> **What you are asked to do**: Show each line that has the string "this" in it.

(Source code of charts)
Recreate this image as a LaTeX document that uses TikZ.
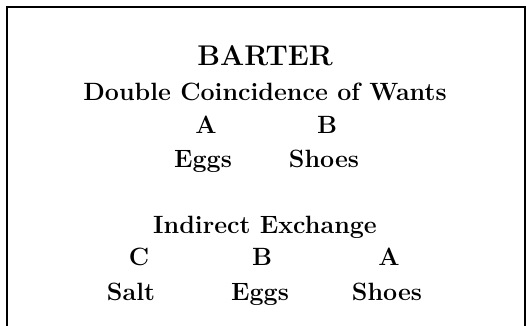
\documentclass[tikz,border=0pt]{standalone}
\usepackage{tikz}
\usetikzlibrary{positioning}
\tikzset{
  titulo/.style={font=\bfseries\fontsize{28.5}{34}\selectfont, anchor=base, inner sep=0pt},
  rotulo/.style={font=\bfseries\fontsize{25}{30}\selectfont, anchor=base, inner sep=0pt},
  moldura/.style={line width=2.2pt},
}
\begin{document}
\begin{tikzpicture}[x=1pt, y=1pt]
  \useasboundingbox (0,0) rectangle (527,325);
  % frame, open at the bottom
  \draw[moldura] (7,-5) -- (7,318) -- (525,318) -- (525,-5);
  % heading
  \node[titulo] (barter) at (265,260) {BARTER};
  \node[rotulo] (double) at (265,225) {Double Coincidence of Wants};
  % direct trade
  \node[rotulo] (pa) at (206,192) {A};
  \node[rotulo] (pb) at (327,192) {B};
  \node[rotulo] (eggs) at (203,158) {Eggs};
  \node[rotulo] (shoes) at (324,158) {Shoes};
  % indirect trade
  \node[rotulo] (indirect) at (265,92) {Indirect Exchange};
  \node[rotulo] (ic) at (139,60) {C};
  \node[rotulo] (ib) at (262,60) {B};
  \node[rotulo] (ia) at (389,60) {A};
  \node[rotulo] (salt) at (131,25) {Salt};
  \node[rotulo] (ieggs) at (260,25) {Eggs};
  \node[rotulo] (ishoes) at (387,25) {Shoes};
\end{tikzpicture}
\end{document}
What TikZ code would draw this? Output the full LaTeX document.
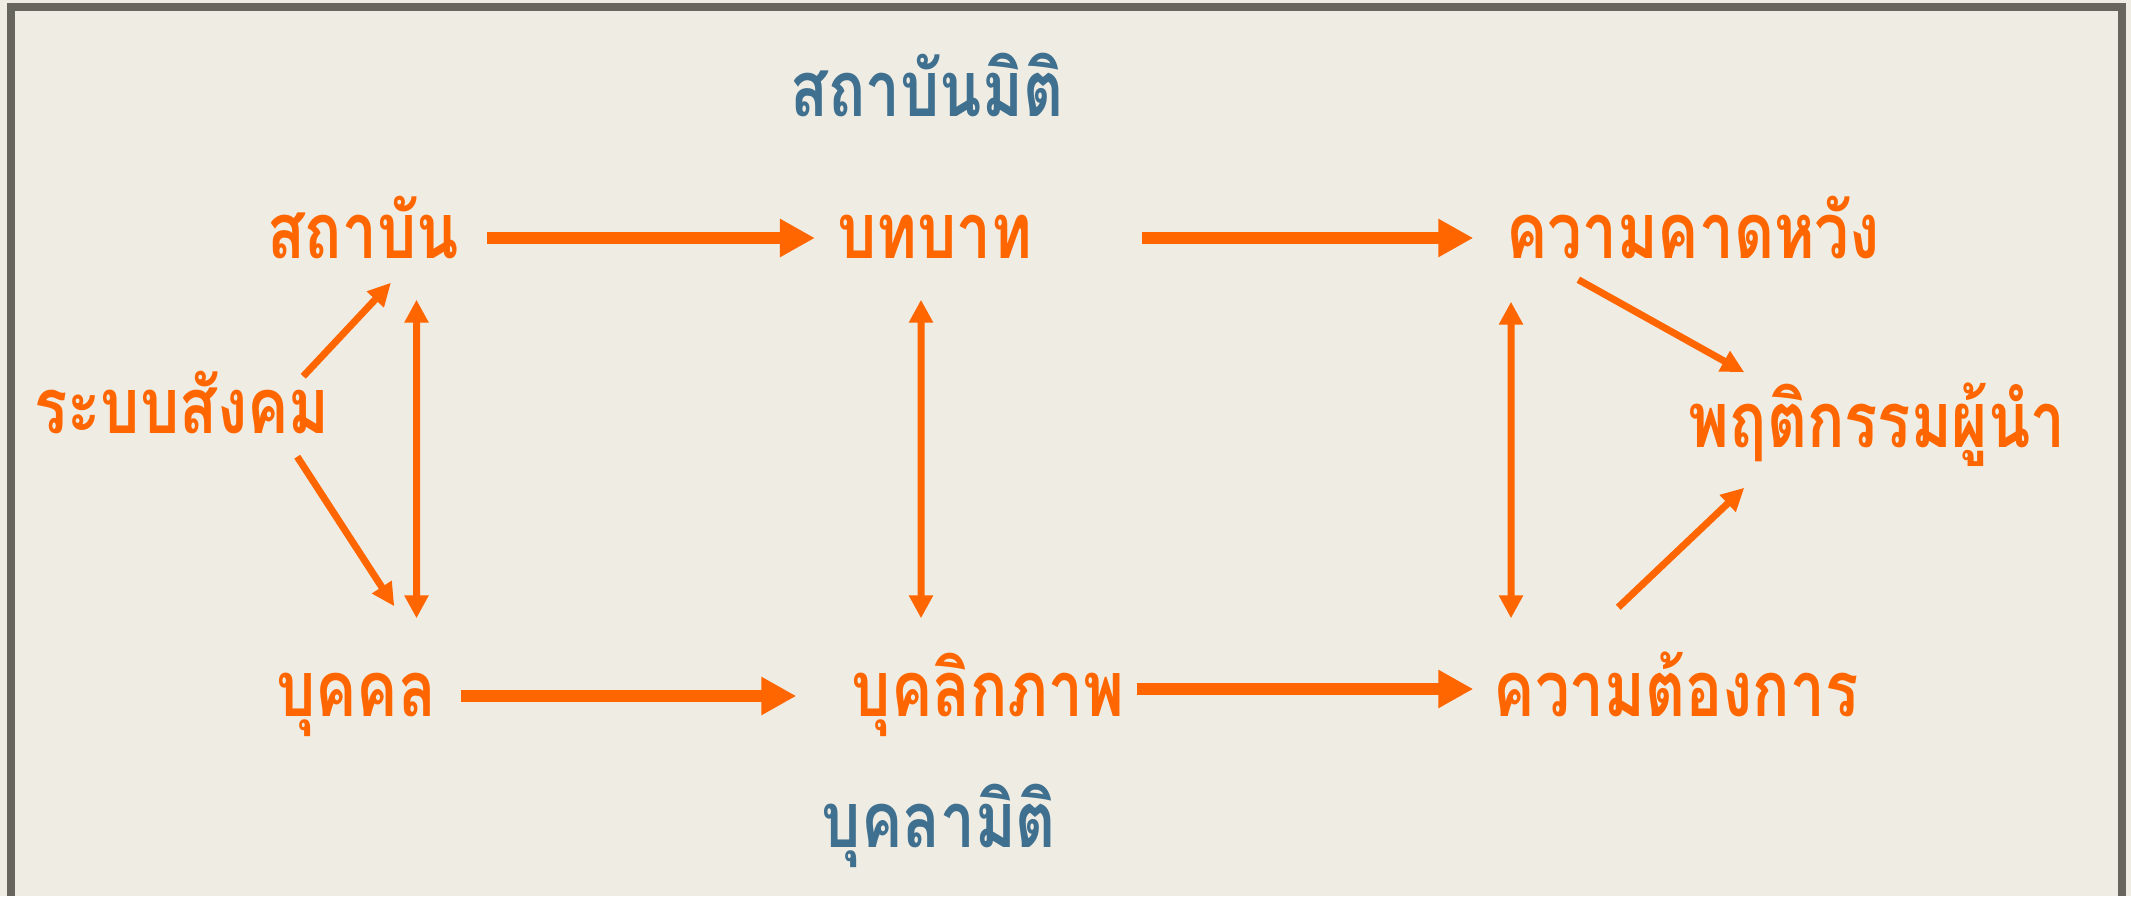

> **Correct response**:
Recreate this image as a LaTeX document that uses TikZ.
What TikZ code would draw this? Output the full LaTeX document.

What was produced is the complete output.